Es ist nicht das erste Mal, dass die Gesellschaft für musikalische Aufführungs- und mechanische Vervielfältigungsrechte (Gema) mit ihren Forderungen ein Feuer der Empörung entfacht. Nun nimmt sie mit der Streichung ihres Jugendtarifs etlichen Nachwuchsbands die Chance auf Auftritte. Der Gema, so viel ist sicher, haftet in der Bevölkerung kein guter Ruf an. In Erinnerung sind da die Forderungen an Kindergärten bezüglich der Nutzung von Liedtext-Kopien, die bundesweit für Verärgerung nicht nur bei Erziehern und Eltern geführt hatten. Auch Politiker mischten sich in die Diskussion ein, bezeichneten das Vorgehen der Gema und der VG Musikedition als „Abzocke“.
2013 führte die Tarifgestaltung der Gema zu einer Online-Petition des Aktionsbündnisses Kultur-retten.de. Mit über 305 000 Unterstützern war es eine der größten Petitionen im Land. Dabei ist die Gema alles andere als schlecht. Im Gegenteil: Sie sorgt dafür, dass die Urheberrechte von Kulturschaffenden gewahrt bleiben, ihre Mitglieder sich darauf verlassen können, dass sie nicht untergehen im medialen Wiedergabe-Dschungel und einer zunehmenden Kostenlos-Herunterladen-Kultur im Netz.

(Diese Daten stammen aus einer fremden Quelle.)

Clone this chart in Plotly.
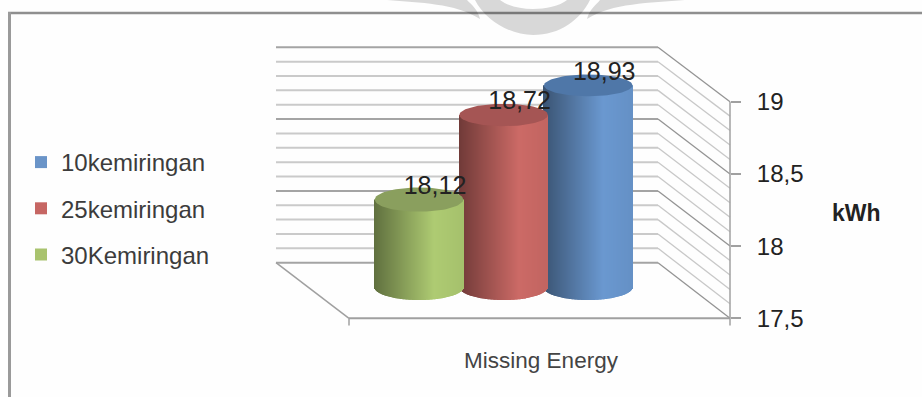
import numpy as np
import plotly.graph_objects as go

# Chart values
series_names = ["10kemiringan", "25kemiringan", "30Kemiringan"]
series_values = [18.93, 18.72, 18.12]
category_label = "Missing Energy"
unit_label = "kWh"
tick_values = [17.5, 18, 18.5, 19]
tick_labels = ["17,5", "18", "18,5", "19"]

# Colours per series: bright side of the cylinder, and its lid
body_colors = [(106, 152, 208), (204, 106, 102), (174, 203, 114)]
swatch_colors = ["#6a94c8", "#c66663", "#a9c36e"]
lid_colors = ["#4f77a8", "#a55554", "#8a9f5e"]

WIDTH, HEIGHT = 922, 397
Y_FLOOR = 17.5
Y_TOP = 19.0
PX_PER_VALUE = 144.4
PX_FRONT_FLOOR = 318.3
PX_PER_SLOT = 84.6
PX_FIRST_SLOT = 419.0
RADIUS_PX = 44.3


def x_at(px):
    return (px - PX_FIRST_SLOT) / PX_PER_SLOT


def y_at(px):
    return Y_FLOOR + (PX_FRONT_FLOOR - px) / PX_PER_VALUE


def y_back(v):
    # Value as seen on the rear wall of the 3D box
    return y_at(262.7) + (v - Y_FLOOR) * 0.9945


def y_mid(v):
    # Value on the plane through the cylinder axes
    return y_at(287.0) + (v - Y_FLOOR) * 0.9765


def px_x(px):
    return px / WIDTH


def px_y(px):
    return 1 - px / HEIGHT


def line_shape(x0, y0, x1, y1, color, width):
    return dict(type="line", xref="x", yref="y", x0=x0, y0=y0, x1=x1, y1=y1,
                line=dict(color=color, width=width), layer="below")


def wm_path(cmds):
    # Path in page pixels, converted to paper fractions
    out = []
    for c in cmds:
        if isinstance(c, str):
            out.append(c)
        else:
            out.append(f"{px_x(c[0]):.5f},{px_y(c[1]):.5f}")
    return " ".join(out)


shapes = []

# Page frame (top and left edges only)
shapes.append(dict(type="line", xref="paper", yref="paper", x0=px_x(8), x1=1, y0=px_y(13), y1=px_y(13),
                   line=dict(color="#8f8f8f", width=2.5), layer="below"))
shapes.append(dict(type="line", xref="paper", yref="paper", x0=px_x(9.5), x1=px_x(9.5), y0=px_y(12), y1=0,
                   line=dict(color="#9a9a9a", width=3), layer="below"))

# Faint emblem behind the top edge
emblem = [
    ["M", (475, 0), "C", (485, 20), (510, 35), (533, 35), "C", (560, 35), (580, 20), (590, 0),
     "L", (567, 0), "C", (560, 6), (545, 9), (533, 9), "C", (520, 9), (508, 6), (500, 0), "Z"],
    ["M", (387, 0), "C", (420, 3), (455, 3), (480, 19), "C", (478, 10), (472, 5), (467, 0), "Z"],
    ["M", (685, 0), "C", (650, 3), (612, 3), (587, 19), "C", (589, 10), (596, 5), (600, 0), "Z"],
]
for part in emblem:
    shapes.append(dict(type="path", xref="paper", yref="paper", path=wm_path(part),
                       fillcolor="rgba(0,0,0,0.15)", line=dict(width=0), layer="below"))

# Rear wall and side wall gridlines
X_BACK_L, X_BACK_R = x_at(276), x_at(658)
X_FRONT_L, X_FRONT_R = x_at(349), x_at(730)
for i in range(16):
    v = round(Y_FLOOR + i * 0.1, 1)
    major = i % 5 == 0
    wall = "#a4a4a4" if major else "#cacaca"
    side = "#949494" if major else "#c8c8c8"
    shapes.append(line_shape(X_BACK_L, y_back(v), X_BACK_R, y_back(v), wall, 2))
    shapes.append(line_shape(X_BACK_R, y_back(v), X_FRONT_R, v, side, 1.3))

# Floor edges, axis lines and the two category ticks
AXIS = "#a0a0a0"
shapes.append(line_shape(X_BACK_L, y_back(Y_FLOOR), X_FRONT_L, Y_FLOOR, AXIS, 1.5))
shapes.append(line_shape(X_FRONT_L, Y_FLOOR, X_FRONT_R, Y_FLOOR, AXIS, 2))
shapes.append(line_shape(X_FRONT_R, y_at(325.5), X_FRONT_R, Y_TOP, AXIS, 1.5))
shapes.append(line_shape(X_FRONT_L, y_at(325.5), X_FRONT_L, Y_FLOOR, AXIS, 1.5))

fig = go.Figure()

R = RADIUS_PX / PX_PER_SLOT
PX_UNIT = 1 / PX_PER_SLOT
slot_positions = [2, 1, 0]

label_x, label_y, label_text = [], [], []
for name, value, pos, bright, swatch, lid in zip(series_names, series_values, slot_positions,
                                                 body_colors, swatch_colors, lid_colors):
    # Plain bar carrying the value and the legend entry
    fig.add_trace(go.Bar(
        x=[pos], y=[y_mid(value) - y_mid(Y_FLOOR)], base=[y_mid(Y_FLOOR)], width=[2 * R * 0.98],
        name=name, marker=dict(color=swatch, line=dict(width=0)),
        legendgroup=name, hoverinfo="skip",
    ))

    # Shaded body built from one-pixel columns, rounded at the foot
    n = int(round(2 * RADIUS_PX))
    u = (np.arange(n) + 0.5) / n * 2 - 1
    xs = pos + u * R
    foot = y_mid(Y_FLOOR) - (13 / PX_PER_VALUE) * np.sqrt(1 - u ** 2)
    shade = np.where(u < 0.35, 0.55 + 0.45 * (u + 1) / 1.35, 1 - 0.05 * (u - 0.35) / 0.65)
    cols = [f"rgb({bright[0]*s:.0f},{bright[1]*s:.0f},{bright[2]*s:.0f})" for s in shade]
    fig.add_trace(go.Bar(
        x=xs, base=foot, y=y_mid(value) - foot, width=PX_UNIT * 1.02,
        marker=dict(color=cols, line=dict(width=0)),
        showlegend=False, hoverinfo="skip", legendgroup=name,
    ))

    # Elliptical lid
    lid_half = (13 - 1.5 * (value - Y_FLOOR)) / PX_PER_VALUE
    t = np.linspace(0, 2 * np.pi, 90)
    fig.add_trace(go.Scatter(
        x=pos + R * np.cos(t), y=y_mid(value) + lid_half * np.sin(t),
        mode="lines", fill="toself", fillcolor=lid, line=dict(width=0, color=lid),
        showlegend=False, hoverinfo="skip", legendgroup=name,
    ))

    label_x.append(pos + 16 / PX_PER_SLOT)
    label_y.append(y_mid(value) + 12 / PX_PER_VALUE)
    label_text.append(f"{value:.2f}".replace(".", ","))

# Value labels, drawn above every cylinder
fig.add_trace(go.Scatter(
    x=label_x, y=label_y, text=label_text, mode="text", textposition="middle center",
    textfont=dict(family="Liberation Sans", size=25, color="#222222"),
    showlegend=False, hoverinfo="skip",
))

fig.update_layout(
    width=WIDTH, height=HEIGHT,
    margin=dict(l=0, r=0, t=0, b=0, pad=0),
    paper_bgcolor="#fefefe", plot_bgcolor="rgba(0,0,0,0)",
    barmode="overlay", shapes=shapes,
    font=dict(family="Liberation Sans", color="#333333"),
    legend=dict(
        x=px_x(21), y=px_y(140), xanchor="left", yanchor="top",
        traceorder="grouped", tracegroupgap=12, itemclick=False, itemdoubleclick=False,
        bgcolor="rgba(0,0,0,0)", borderwidth=0,
        font=dict(family="Liberation Sans", size=24, color="#3c3c3c"),
    ),
    xaxis=dict(
        range=[x_at(0), x_at(WIDTH)], domain=[0, 1], fixedrange=True,
        anchor="free", position=(HEIGHT - PX_FRONT_FLOOR) / HEIGHT,
        showgrid=False, zeroline=False, showline=False, ticks="",
        tickmode="array", tickvals=[x_at(541)], ticktext=[category_label],
        ticklabelstandoff=26, tickfont=dict(family="Liberation Sans", size=22.5, color="#444444"),
    ),
    yaxis=dict(
        range=[y_at(HEIGHT), y_at(0)], domain=[0, 1], fixedrange=True,
        anchor="free", position=730 / WIDTH, side="right",
        showgrid=False, zeroline=False, showline=False,
        tickmode="array", tickvals=tick_values, ticktext=tick_labels,
        ticks="outside", ticklen=10, tickwidth=2, tickcolor=AXIS,
        ticklabelstandoff=11, tickfont=dict(family="Liberation Sans", size=24, color="#222222"),
    ),
    annotations=[dict(
        text=f"<b>{unit_label}</b>", xref="paper", yref="paper",
        x=px_x(856.5), y=px_y(213), xanchor="center", yanchor="middle", showarrow=False,
        font=dict(family="Liberation Sans", size=23, color="#222222"),
    )],
)

fig.write_html("out.html", config=dict(displayModeBar=False))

Neuer Tarif geht auf Kosten der pädagogischen Arbeit
Die Gema kämpft gegen all jene, die das Recht an Werken anderer ignorieren oder untergraben. Das ist gut. Doch wenn der Kampf ungleich wird und die Schwächsten in der Musikbranche die Segel streichen müssen, bevor sie überhaupt die Bühne betreten haben, dann ist etwas ganz und gar nicht in Ordnung in der Kulturszene in Deutschland! Bislang waren alle Konzertveranstaltungen in Jugendzentren ohne großen Verwaltungsaufwand mit einer jährlichen Pauschale über 187 Euro abgegolten. Doch diesen Jugendtarif hat die Gema nach 13 Jahren gestrichen. Jedes Konzert muss jetzt einzeln angemeldet und abgerechnet werden – die Kosten schießen mit der neuen Tarifordnung auf über 1000 Euro jährlich hoch. Zudem geht der organisatorische Aufwand auf Kosten der pädagogischen Arbeit. Dass die Jugendarbeiter vor Ort nun ihrem Ärger öffentlich Luft machen ist nachvollziehbar – und richtig! Und auch ihre Forderung nach politischer Hilfe ist nur konsequent. Denn jeder, der Wert auf eine gute Kinder- und Jugendarbeit in den Kommunen legt, sollte jetzt aufstehen und bei den Entscheidungsträgern der Gema intervenieren, die hier mit unverhältnismäßig harten Bandagen für verhältnismäßig kleine Vorteile ihrer Mitglieder kämpft.
Auch Gema-Musiker sollten jetzt Flagge zeigen
Flagge zeigen wäre auch bei den Bands in der Gema angesagt. Oder können bekannte Vertreter der Szene es tatsächlich wollen, dass junge Nachwuchsbands keine Chance auf Auftritte mehr haben? Wie wichtig sind hier ein paar Cent mehr oder weniger auf dem Konto? Sven Regener von der deutschen Band „Element of Crime“, der sich vehement für die Urheberrechte und die Gema einsetzt, sagte einmal in einem Rundfunkinterview: „Die Gema sind wir, die Komponisten und Textdichter.“ Damit gibt er einem wenig fassbaren, mächtigen Konstrukt ein Gesicht: „Wir sind Gema.“ An diesem Spruch muss sich der erfolgreiche Musiker nun aber auch messen lassen, wenn die Gema Entscheidungen trifft, die dem Nachwuchs in der Szene das Leben schwer machen. Sich gegenseitig helfen – unter dem Dach der Gema, damit könnten die Erfolgreichen jetzt ein Zeichen setzen. Gewinnen würden dabei alle.
Im Jahr 2004 ist das den Verantwortlichen der 70 000 Mitglieder starken Gesellschaft ja schon einmal gelungen: Mit der Einführung des Jugendtarifs, für den sie damals mit dem Bayerischen Rockpreis ausgezeichnet worden sind. Und den sie nun zu Recht wieder aberkannt bekommen haben. Wer ohne Not Jugendarbeiter und Schülerbands in so eine Bredouille bringt, braucht sich über ein schlechtes Image in der Öffentlichkeit nicht zu wundern.